__Directive__. Restate all of the entries exactly, dropping any pictures they hold.

== Supplied data

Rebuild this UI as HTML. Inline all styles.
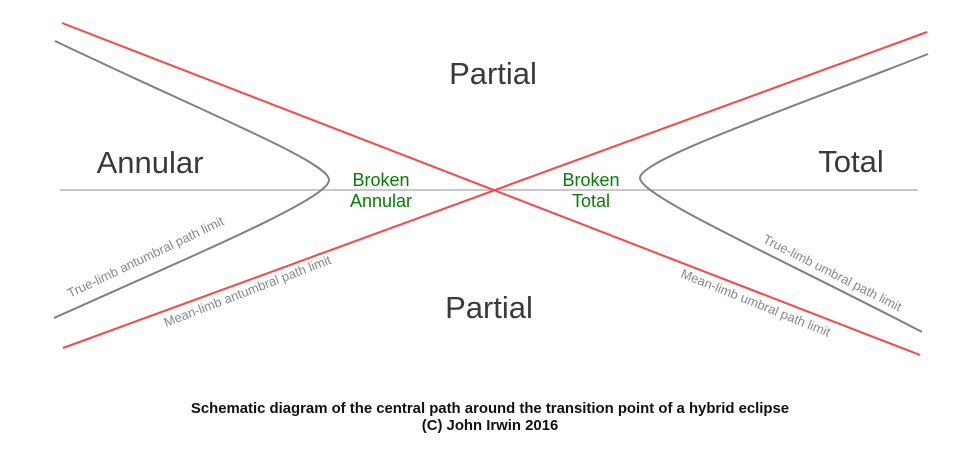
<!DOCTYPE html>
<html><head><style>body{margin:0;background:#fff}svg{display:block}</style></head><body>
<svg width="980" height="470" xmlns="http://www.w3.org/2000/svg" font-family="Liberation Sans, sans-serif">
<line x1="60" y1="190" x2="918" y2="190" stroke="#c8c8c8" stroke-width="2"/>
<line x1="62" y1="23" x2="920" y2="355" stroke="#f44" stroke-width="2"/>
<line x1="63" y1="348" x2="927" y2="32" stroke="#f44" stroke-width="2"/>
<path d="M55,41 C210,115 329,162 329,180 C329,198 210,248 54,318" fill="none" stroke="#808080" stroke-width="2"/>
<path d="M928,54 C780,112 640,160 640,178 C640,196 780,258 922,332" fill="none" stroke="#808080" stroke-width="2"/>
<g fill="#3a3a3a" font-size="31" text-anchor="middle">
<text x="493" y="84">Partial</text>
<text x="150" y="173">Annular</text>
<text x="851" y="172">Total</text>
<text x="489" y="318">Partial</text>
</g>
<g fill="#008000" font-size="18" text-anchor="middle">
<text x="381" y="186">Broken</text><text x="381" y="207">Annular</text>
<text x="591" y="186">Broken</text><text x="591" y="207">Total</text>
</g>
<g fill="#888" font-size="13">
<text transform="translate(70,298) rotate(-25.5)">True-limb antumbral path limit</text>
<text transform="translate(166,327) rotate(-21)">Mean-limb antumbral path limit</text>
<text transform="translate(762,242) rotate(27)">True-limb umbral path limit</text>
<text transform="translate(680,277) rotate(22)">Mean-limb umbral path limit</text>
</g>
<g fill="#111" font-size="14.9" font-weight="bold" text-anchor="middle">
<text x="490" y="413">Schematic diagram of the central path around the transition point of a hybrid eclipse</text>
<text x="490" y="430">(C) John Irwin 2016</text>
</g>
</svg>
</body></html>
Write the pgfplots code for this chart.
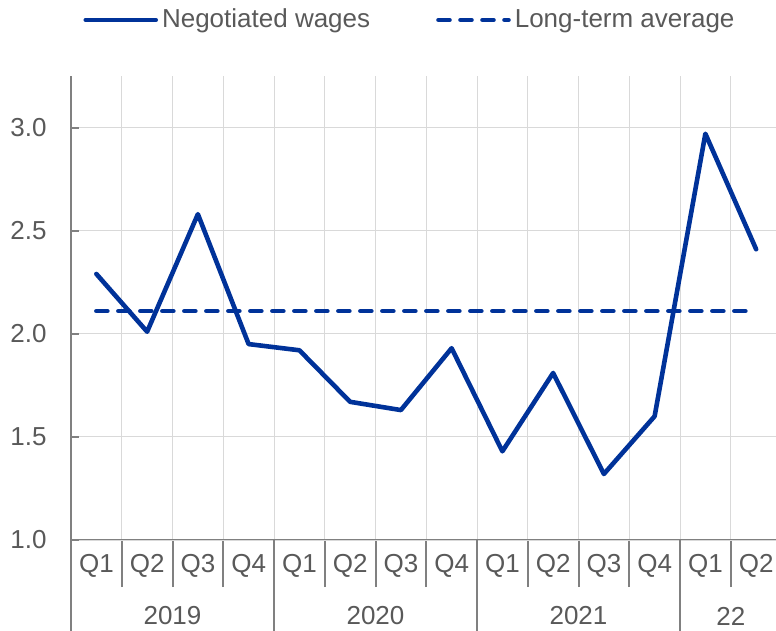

====

__Answer to this exercise__.
Rebuild this UI as HTML. Inline all styles.
<!DOCTYPE html>
<html><head><style>body{margin:0;background:#fff}svg{display:block}</style></head><body>
<svg width="980" height="470" xmlns="http://www.w3.org/2000/svg" font-family="Liberation Sans, sans-serif">
<line x1="60" y1="190" x2="918" y2="190" stroke="#c8c8c8" stroke-width="2"/>
<line x1="62" y1="23" x2="920" y2="355" stroke="#f44" stroke-width="2"/>
<line x1="63" y1="348" x2="927" y2="32" stroke="#f44" stroke-width="2"/>
<path d="M55,41 C210,115 329,162 329,180 C329,198 210,248 54,318" fill="none" stroke="#808080" stroke-width="2"/>
<path d="M928,54 C780,112 640,160 640,178 C640,196 780,258 922,332" fill="none" stroke="#808080" stroke-width="2"/>
<g fill="#3a3a3a" font-size="31" text-anchor="middle">
<text x="493" y="84">Partial</text>
<text x="150" y="173">Annular</text>
<text x="851" y="172">Total</text>
<text x="489" y="318">Partial</text>
</g>
<g fill="#008000" font-size="18" text-anchor="middle">
<text x="381" y="186">Broken</text><text x="381" y="207">Annular</text>
<text x="591" y="186">Broken</text><text x="591" y="207">Total</text>
</g>
<g fill="#888" font-size="13">
<text transform="translate(70,298) rotate(-25.5)">True-limb antumbral path limit</text>
<text transform="translate(166,327) rotate(-21)">Mean-limb antumbral path limit</text>
<text transform="translate(762,242) rotate(27)">True-limb umbral path limit</text>
<text transform="translate(680,277) rotate(22)">Mean-limb umbral path limit</text>
</g>
<g fill="#111" font-size="14.9" font-weight="bold" text-anchor="middle">
<text x="490" y="413">Schematic diagram of the central path around the transition point of a hybrid eclipse</text>
<text x="490" y="430">(C) John Irwin 2016</text>
</g>
</svg>
</body></html>
Write the pgfplots code for this chart.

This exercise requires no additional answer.